- **REQUIREMENTS**: Write out the material exactly. Do not include the pictures.

- **PROVIDED DATA**:
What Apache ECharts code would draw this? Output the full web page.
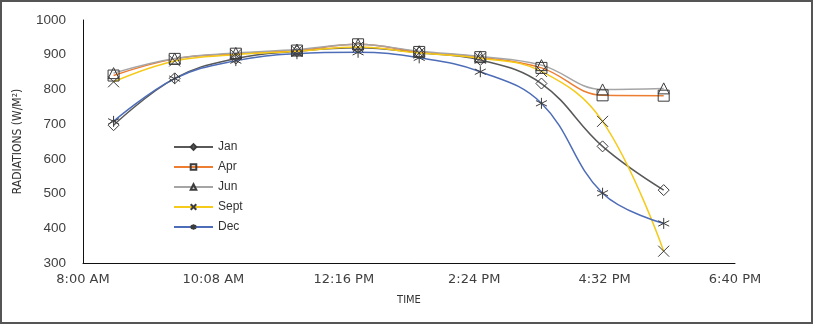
<!DOCTYPE html>
<html>
<head>
<meta charset="utf-8">
<script src="https://cdn.jsdelivr.net/npm/echarts@6/dist/echarts.min.js"></script>
<style>
  html, body { margin: 0; padding: 0; background: #fff; }
  #chart { width: 816px; height: 326px; }
</style>
</head>
<body>
<div id="chart"></div>
<script>
// readings every hour, x axis counted in minutes after 8:00 AM
const times = ['8:30', '9:30', '10:30', '11:30', '12:30', '13:30', '14:30', '15:30', '16:30', '17:30'];
const jan  = [697, 832, 889, 910, 920, 906, 885, 817, 636, 510];
const apr  = [840, 888, 903, 912, 930, 908, 893, 862, 783, 782];
const jun  = [847, 889, 905, 915, 930, 910, 895, 870, 800, 803];
const sept = [822, 882, 900, 910, 922, 905, 890, 852, 708, 334];
const dec  = [708, 831, 883, 903, 907, 891, 851, 760, 501, 414];
const tickLabels = ['8:00 AM', '10:08 AM', '12:16 PM', '2:24 PM', '4:32 PM', '6:40 PM'];

const startMin = 8 * 60;
function toX(t) {
  const p = t.split(':');
  return Number(p[0]) * 60 + Number(p[1]) - startMin;
}
function pts(vals) {
  return times.map(function (t, i) { return [toX(t), vals[i]]; });
}

const markerStyle = {
  color: 'rgba(255,255,255,0)',
  borderColor: '#3c3c3c',
  borderWidth: 1
};

function makeSeries(name, vals, color, symbol) {
  return {
    name: name,
    type: 'line',
    data: pts(vals),
    smooth: 0.4,
    symbol: symbol,
    symbolSize: 11,
    showAllSymbol: true,
    lineStyle: { width: 1.5, color: color },
    itemStyle: markerStyle,
    emphasis: { disabled: true }
  };
}

const chart = echarts.init(document.getElementById('chart'), null, { renderer: 'canvas' });

const option = {
  animation: false,
  backgroundColor: '#fff',
  grid: { left: 83, right: 81, top: 20, bottom: 63, outerBoundsMode: 'none' },
  legend: {
    orient: 'vertical',
    left: 173,
    top: 141,
    padding: 0,
    itemWidth: 39,
    itemHeight: 7,
    itemGap: 8,
    textStyle: { fontFamily: 'Liberation Sans', fontSize: 12, color: '#333' },
    data: ['Jan', 'Apr', 'Jun', 'Sept', 'Dec']
  },
  xAxis: {
    type: 'value',
    min: 0,
    max: 640,
    interval: 128,
    name: 'TIME',
    nameLocation: 'middle',
    nameGap: 32,
    nameTextStyle: { fontFamily: "'Liberation Sans Narrow', 'DejaVu Sans Condensed', sans-serif", fontSize: 11, color: '#333' },
    axisLine: { show: true, lineStyle: { color: '#111', width: 1 } },
    axisTick: { show: false },
    splitLine: { show: false },
    axisLabel: {
      margin: 10,
      fontFamily: 'DejaVu Sans',
      fontSize: 13,
      color: '#404040',
      formatter: function (v) { return tickLabels[Math.round(v / 128)]; }
    }
  },
  yAxis: {
    type: 'value',
    min: 300,
    max: 1000,
    interval: 100,
    name: 'RADIATIONS (W/M²)',
    nameLocation: 'middle',
    nameGap: 59,
    nameTextStyle: { fontFamily: "'Liberation Sans Narrow', 'DejaVu Sans Condensed', sans-serif", fontSize: 12, color: '#333' },
    axisLine: { show: true, lineStyle: { color: '#111', width: 1 } },
    axisTick: { show: false },
    splitLine: { show: false },
    axisLabel: {
      margin: 17,
      fontFamily: 'Liberation Sans',
      fontSize: 13.5,
      color: '#404040',
      formatter: function (v) { return String(v); }
    }
  },
  graphic: [{
    type: 'rect',
    silent: true,
    shape: { x: 1, y: 1, width: 811, height: 322 },
    style: { fill: null, stroke: '#555', lineWidth: 2 }
  }],
  series: [
    makeSeries('Jan', jan, '#595959', 'diamond'),
    makeSeries('Apr', apr, '#ED7D31', 'rect'),
    makeSeries('Jun', jun, '#A5A5A5', 'triangle'),
    makeSeries('Sept', sept, '#F5CA18', 'path://M0,0L10,10M10,0L0,10'),
    makeSeries('Dec', dec, '#4E6DB8', 'path://M5,0L5,10M0,2.5L10,7.5M0,7.5L10,2.5')
  ]
};

chart.setOption(option);
</script>
</body>
</html>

- **RESPONSE TO THIS EXERCISE**:
What Apache ECharts code would draw this? Output the full web page.
<!DOCTYPE html>
<html>
<head>
<meta charset="utf-8">
<script src="https://cdn.jsdelivr.net/npm/echarts@6/dist/echarts.min.js"></script>
<style>
  html, body { margin: 0; padding: 0; background: #fff; }
  #chart { width: 816px; height: 326px; }
</style>
</head>
<body>
<div id="chart"></div>
<script>
// readings every hour, x axis counted in minutes after 8:00 AM
const times = ['8:30', '9:30', '10:30', '11:30', '12:30', '13:30', '14:30', '15:30', '16:30', '17:30'];
const jan  = [697, 832, 889, 910, 920, 906, 885, 817, 636, 510];
const apr  = [840, 888, 903, 912, 930, 908, 893, 862, 783, 782];
const jun  = [847, 889, 905, 915, 930, 910, 895, 870, 800, 803];
const sept = [822, 882, 900, 910, 922, 905, 890, 852, 708, 334];
const dec  = [708, 831, 883, 903, 907, 891, 851, 760, 501, 414];
const tickLabels = ['8:00 AM', '10:08 AM', '12:16 PM', '2:24 PM', '4:32 PM', '6:40 PM'];

const startMin = 8 * 60;
function toX(t) {
  const p = t.split(':');
  return Number(p[0]) * 60 + Number(p[1]) - startMin;
}
function pts(vals) {
  return times.map(function (t, i) { return [toX(t), vals[i]]; });
}

const markerStyle = {
  color: 'rgba(255,255,255,0)',
  borderColor: '#3c3c3c',
  borderWidth: 1
};

function makeSeries(name, vals, color, symbol) {
  return {
    name: name,
    type: 'line',
    data: pts(vals),
    smooth: 0.4,
    symbol: symbol,
    symbolSize: 11,
    showAllSymbol: true,
    lineStyle: { width: 1.5, color: color },
    itemStyle: markerStyle,
    emphasis: { disabled: true }
  };
}

const chart = echarts.init(document.getElementById('chart'), null, { renderer: 'canvas' });

const option = {
  animation: false,
  backgroundColor: '#fff',
  grid: { left: 83, right: 81, top: 20, bottom: 63, outerBoundsMode: 'none' },
  legend: {
    orient: 'vertical',
    left: 173,
    top: 141,
    padding: 0,
    itemWidth: 39,
    itemHeight: 7,
    itemGap: 8,
    textStyle: { fontFamily: 'Liberation Sans', fontSize: 12, color: '#333' },
    data: ['Jan', 'Apr', 'Jun', 'Sept', 'Dec']
  },
  xAxis: {
    type: 'value',
    min: 0,
    max: 640,
    interval: 128,
    name: 'TIME',
    nameLocation: 'middle',
    nameGap: 32,
    nameTextStyle: { fontFamily: "'Liberation Sans Narrow', 'DejaVu Sans Condensed', sans-serif", fontSize: 11, color: '#333' },
    axisLine: { show: true, lineStyle: { color: '#111', width: 1 } },
    axisTick: { show: false },
    splitLine: { show: false },
    axisLabel: {
      margin: 10,
      fontFamily: 'DejaVu Sans',
      fontSize: 13,
      color: '#404040',
      formatter: function (v) { return tickLabels[Math.round(v / 128)]; }
    }
  },
  yAxis: {
    type: 'value',
    min: 300,
    max: 1000,
    interval: 100,
    name: 'RADIATIONS (W/M²)',
    nameLocation: 'middle',
    nameGap: 59,
    nameTextStyle: { fontFamily: "'Liberation Sans Narrow', 'DejaVu Sans Condensed', sans-serif", fontSize: 12, color: '#333' },
    axisLine: { show: true, lineStyle: { color: '#111', width: 1 } },
    axisTick: { show: false },
    splitLine: { show: false },
    axisLabel: {
      margin: 17,
      fontFamily: 'Liberation Sans',
      fontSize: 13.5,
      color: '#404040',
      formatter: function (v) { return String(v); }
    }
  },
  graphic: [{
    type: 'rect',
    silent: true,
    shape: { x: 1, y: 1, width: 811, height: 322 },
    style: { fill: null, stroke: '#555', lineWidth: 2 }
  }],
  series: [
    makeSeries('Jan', jan, '#595959', 'diamond'),
    makeSeries('Apr', apr, '#ED7D31', 'rect'),
    makeSeries('Jun', jun, '#A5A5A5', 'triangle'),
    makeSeries('Sept', sept, '#F5CA18', 'path://M0,0L10,10M10,0L0,10'),
    makeSeries('Dec', dec, '#4E6DB8', 'path://M5,0L5,10M0,2.5L10,7.5M0,7.5L10,2.5')
  ]
};

chart.setOption(option);
</script>
</body>
</html>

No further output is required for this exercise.